____ Task material

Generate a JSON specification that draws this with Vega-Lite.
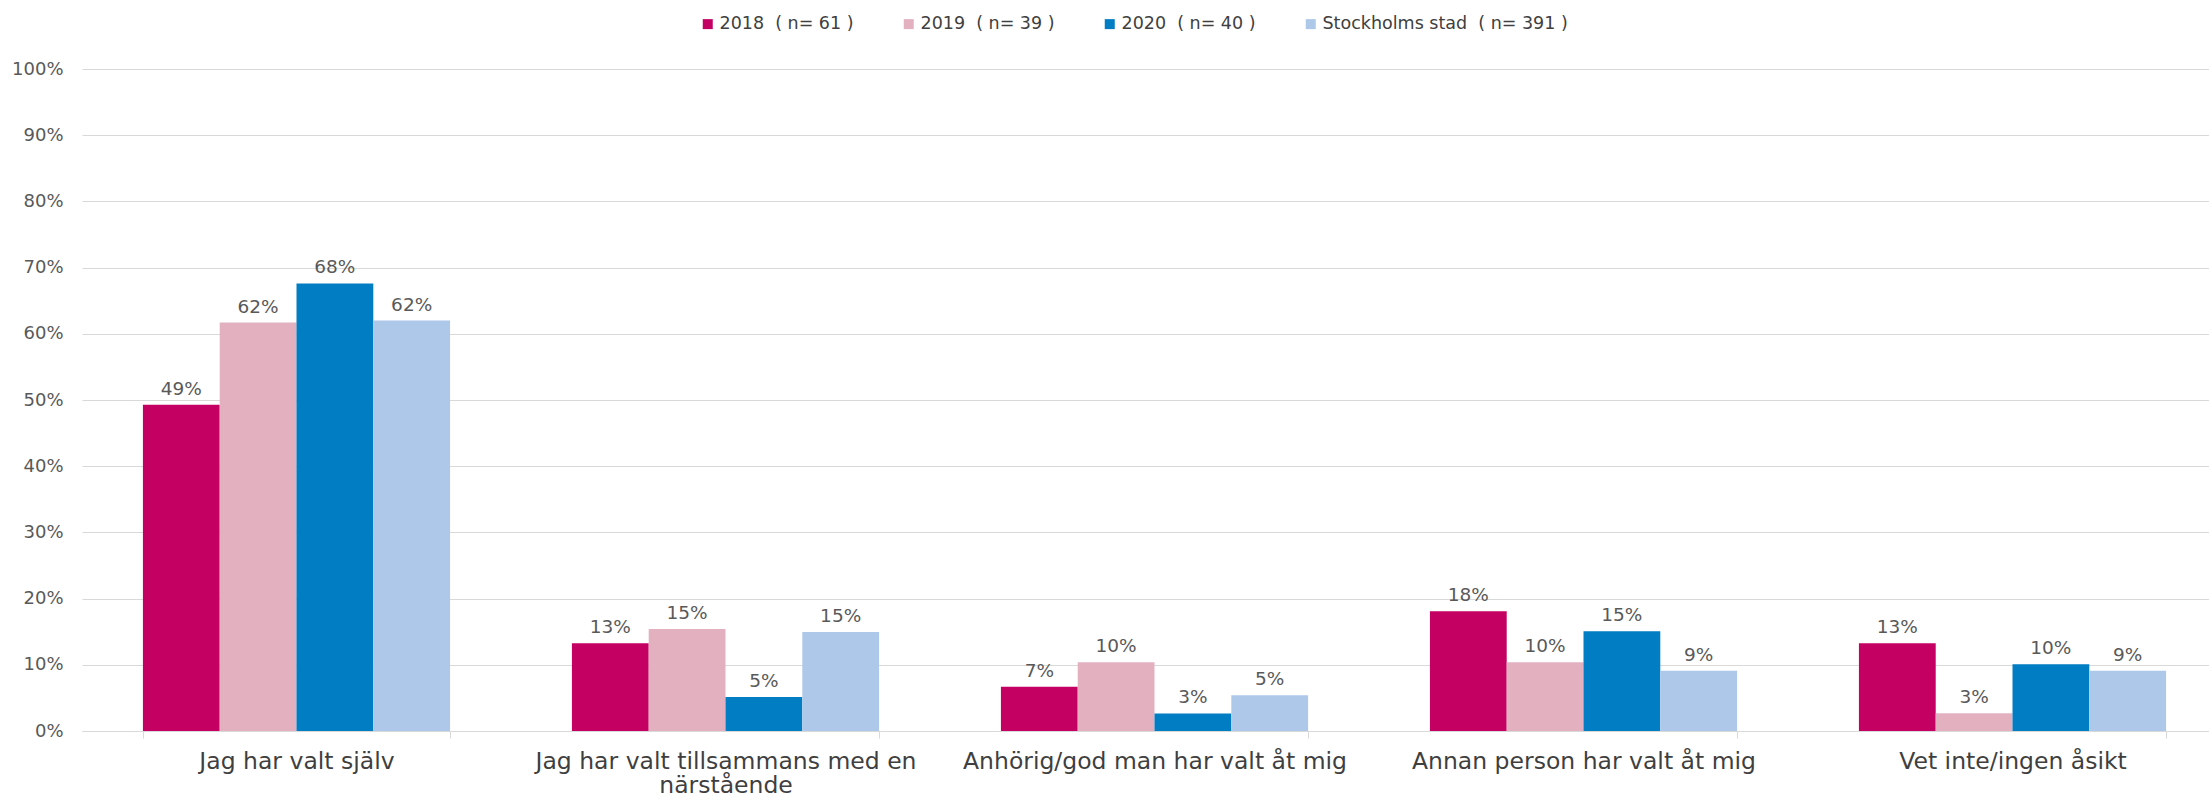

________
____ Task material

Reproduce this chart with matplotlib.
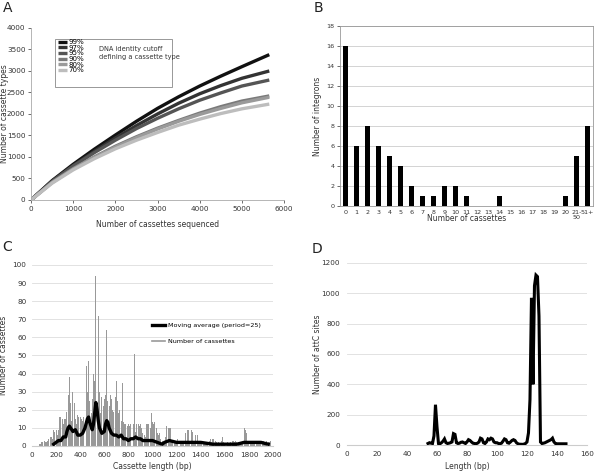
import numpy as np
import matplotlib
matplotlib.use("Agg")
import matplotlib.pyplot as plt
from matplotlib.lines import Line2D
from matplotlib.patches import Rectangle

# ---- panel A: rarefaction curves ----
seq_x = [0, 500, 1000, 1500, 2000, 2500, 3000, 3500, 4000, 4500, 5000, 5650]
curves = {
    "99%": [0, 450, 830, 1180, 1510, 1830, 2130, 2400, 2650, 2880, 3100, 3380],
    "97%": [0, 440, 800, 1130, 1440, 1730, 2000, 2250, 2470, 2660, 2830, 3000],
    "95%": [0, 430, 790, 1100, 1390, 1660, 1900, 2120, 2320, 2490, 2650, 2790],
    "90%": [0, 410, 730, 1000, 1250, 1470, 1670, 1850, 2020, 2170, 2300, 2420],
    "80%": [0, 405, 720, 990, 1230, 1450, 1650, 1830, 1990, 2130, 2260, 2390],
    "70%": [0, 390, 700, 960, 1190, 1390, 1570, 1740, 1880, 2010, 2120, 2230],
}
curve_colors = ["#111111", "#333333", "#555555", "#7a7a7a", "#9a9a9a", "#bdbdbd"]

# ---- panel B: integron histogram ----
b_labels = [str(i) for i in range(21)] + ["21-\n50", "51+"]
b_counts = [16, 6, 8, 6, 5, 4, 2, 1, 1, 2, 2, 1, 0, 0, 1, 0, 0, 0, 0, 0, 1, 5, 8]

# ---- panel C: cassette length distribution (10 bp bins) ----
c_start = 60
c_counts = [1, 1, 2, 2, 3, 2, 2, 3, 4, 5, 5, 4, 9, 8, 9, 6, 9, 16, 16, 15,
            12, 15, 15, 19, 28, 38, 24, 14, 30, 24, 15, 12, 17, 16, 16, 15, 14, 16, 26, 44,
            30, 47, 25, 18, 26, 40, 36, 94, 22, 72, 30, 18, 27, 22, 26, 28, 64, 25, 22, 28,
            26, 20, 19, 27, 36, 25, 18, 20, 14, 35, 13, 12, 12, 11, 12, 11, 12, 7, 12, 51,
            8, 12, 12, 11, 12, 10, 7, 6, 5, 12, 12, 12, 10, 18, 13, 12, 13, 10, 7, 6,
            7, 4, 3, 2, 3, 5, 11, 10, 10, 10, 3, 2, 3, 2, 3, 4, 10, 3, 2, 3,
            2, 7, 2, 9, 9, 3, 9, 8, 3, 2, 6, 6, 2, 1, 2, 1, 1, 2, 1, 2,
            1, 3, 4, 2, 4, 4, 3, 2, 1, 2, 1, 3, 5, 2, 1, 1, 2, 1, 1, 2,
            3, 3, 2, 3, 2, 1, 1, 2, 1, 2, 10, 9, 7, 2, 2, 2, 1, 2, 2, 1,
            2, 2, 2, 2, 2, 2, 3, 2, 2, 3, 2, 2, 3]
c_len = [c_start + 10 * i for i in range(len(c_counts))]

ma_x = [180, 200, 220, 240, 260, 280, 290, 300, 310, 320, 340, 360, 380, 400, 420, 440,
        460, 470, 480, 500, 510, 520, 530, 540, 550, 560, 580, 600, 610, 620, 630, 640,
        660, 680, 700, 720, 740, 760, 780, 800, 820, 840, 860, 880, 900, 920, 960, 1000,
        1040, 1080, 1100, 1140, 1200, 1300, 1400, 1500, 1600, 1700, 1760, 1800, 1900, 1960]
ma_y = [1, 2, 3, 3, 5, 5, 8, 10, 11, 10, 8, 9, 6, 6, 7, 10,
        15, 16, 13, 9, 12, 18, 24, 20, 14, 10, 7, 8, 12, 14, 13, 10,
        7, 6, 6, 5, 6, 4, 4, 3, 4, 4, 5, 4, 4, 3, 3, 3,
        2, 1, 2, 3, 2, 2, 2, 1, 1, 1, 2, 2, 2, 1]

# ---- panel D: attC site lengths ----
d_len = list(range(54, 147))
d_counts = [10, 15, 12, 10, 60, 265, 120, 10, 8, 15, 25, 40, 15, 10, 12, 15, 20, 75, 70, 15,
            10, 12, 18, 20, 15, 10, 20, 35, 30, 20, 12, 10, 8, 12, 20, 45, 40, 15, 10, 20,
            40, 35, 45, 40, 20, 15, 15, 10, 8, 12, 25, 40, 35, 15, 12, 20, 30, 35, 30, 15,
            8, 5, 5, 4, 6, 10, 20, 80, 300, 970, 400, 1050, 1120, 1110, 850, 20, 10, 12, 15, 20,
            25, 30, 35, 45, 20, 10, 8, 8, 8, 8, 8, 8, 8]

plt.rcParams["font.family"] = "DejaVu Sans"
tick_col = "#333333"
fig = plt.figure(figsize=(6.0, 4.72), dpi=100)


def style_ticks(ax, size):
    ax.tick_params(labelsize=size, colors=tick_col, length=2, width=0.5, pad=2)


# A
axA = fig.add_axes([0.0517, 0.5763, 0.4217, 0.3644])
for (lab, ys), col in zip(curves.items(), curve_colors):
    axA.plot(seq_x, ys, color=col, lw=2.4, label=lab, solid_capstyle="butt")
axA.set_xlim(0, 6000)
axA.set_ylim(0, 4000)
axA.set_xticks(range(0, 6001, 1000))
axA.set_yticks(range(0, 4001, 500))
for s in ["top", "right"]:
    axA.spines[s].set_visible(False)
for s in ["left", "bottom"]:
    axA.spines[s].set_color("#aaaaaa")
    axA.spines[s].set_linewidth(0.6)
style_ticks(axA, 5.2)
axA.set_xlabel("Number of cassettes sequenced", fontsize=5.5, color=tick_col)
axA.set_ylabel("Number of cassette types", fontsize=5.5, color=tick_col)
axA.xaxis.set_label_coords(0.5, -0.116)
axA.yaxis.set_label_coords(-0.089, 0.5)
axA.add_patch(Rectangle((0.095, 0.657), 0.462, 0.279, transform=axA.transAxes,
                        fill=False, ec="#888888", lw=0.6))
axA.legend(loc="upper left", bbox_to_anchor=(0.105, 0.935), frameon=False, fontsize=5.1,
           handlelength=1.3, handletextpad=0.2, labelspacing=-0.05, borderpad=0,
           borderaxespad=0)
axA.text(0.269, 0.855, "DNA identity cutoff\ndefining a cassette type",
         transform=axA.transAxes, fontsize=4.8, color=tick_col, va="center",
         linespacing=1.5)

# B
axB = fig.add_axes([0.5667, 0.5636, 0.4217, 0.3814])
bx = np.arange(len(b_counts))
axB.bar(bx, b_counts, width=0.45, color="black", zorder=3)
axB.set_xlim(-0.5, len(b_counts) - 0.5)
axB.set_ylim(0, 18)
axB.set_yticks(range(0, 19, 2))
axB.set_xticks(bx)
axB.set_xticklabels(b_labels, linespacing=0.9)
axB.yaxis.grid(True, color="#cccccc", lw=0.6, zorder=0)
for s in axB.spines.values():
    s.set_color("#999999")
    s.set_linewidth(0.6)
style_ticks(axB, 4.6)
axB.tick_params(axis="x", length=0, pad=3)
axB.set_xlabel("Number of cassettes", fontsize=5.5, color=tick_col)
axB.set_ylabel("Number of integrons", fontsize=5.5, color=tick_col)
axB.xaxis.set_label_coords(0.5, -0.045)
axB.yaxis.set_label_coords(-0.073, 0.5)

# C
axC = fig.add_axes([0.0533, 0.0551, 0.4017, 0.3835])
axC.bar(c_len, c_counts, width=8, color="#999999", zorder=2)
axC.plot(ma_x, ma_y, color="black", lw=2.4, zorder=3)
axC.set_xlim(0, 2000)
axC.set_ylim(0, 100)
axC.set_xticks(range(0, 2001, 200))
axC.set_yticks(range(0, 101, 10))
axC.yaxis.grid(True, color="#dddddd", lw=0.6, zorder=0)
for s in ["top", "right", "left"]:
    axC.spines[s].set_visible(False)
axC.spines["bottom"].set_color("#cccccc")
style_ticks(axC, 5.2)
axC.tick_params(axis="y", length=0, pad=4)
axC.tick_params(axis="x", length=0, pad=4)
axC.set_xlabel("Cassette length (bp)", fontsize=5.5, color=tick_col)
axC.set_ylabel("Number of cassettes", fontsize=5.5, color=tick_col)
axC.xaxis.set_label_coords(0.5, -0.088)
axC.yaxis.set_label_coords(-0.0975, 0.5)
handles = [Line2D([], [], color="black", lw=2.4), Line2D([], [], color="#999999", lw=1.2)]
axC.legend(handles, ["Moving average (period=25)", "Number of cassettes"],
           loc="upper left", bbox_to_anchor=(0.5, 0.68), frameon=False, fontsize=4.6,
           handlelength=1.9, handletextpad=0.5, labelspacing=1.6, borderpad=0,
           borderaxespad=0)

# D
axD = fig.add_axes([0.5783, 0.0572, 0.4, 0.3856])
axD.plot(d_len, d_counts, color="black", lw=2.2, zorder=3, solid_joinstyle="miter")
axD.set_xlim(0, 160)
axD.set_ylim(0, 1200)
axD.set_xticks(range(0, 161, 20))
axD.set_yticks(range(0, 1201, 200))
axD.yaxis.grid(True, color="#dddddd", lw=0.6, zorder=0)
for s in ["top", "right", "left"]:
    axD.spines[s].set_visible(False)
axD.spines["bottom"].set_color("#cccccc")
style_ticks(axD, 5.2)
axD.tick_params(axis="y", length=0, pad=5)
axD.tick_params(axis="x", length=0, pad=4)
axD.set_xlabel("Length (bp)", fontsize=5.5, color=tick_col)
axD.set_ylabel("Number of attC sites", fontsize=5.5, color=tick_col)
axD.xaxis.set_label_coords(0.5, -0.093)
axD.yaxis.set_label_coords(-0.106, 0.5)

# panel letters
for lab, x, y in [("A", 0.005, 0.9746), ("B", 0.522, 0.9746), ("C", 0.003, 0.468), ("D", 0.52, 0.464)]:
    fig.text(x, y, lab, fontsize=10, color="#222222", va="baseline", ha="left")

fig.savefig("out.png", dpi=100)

________

§ **What the exercise asks**
Begin at the line that has "Reproduce this chart with matplotlib.", stop after the line that has "from matplotlib.patches import Rectangle", and reproduce every line between them exactly and nothing else. Pictures stay out of the copy.

§ **Task output**
Reproduce this chart with matplotlib.
import numpy as np
import matplotlib
matplotlib.use("Agg")
import matplotlib.pyplot as plt
from matplotlib.lines import Line2D
from matplotlib.patches import Rectangle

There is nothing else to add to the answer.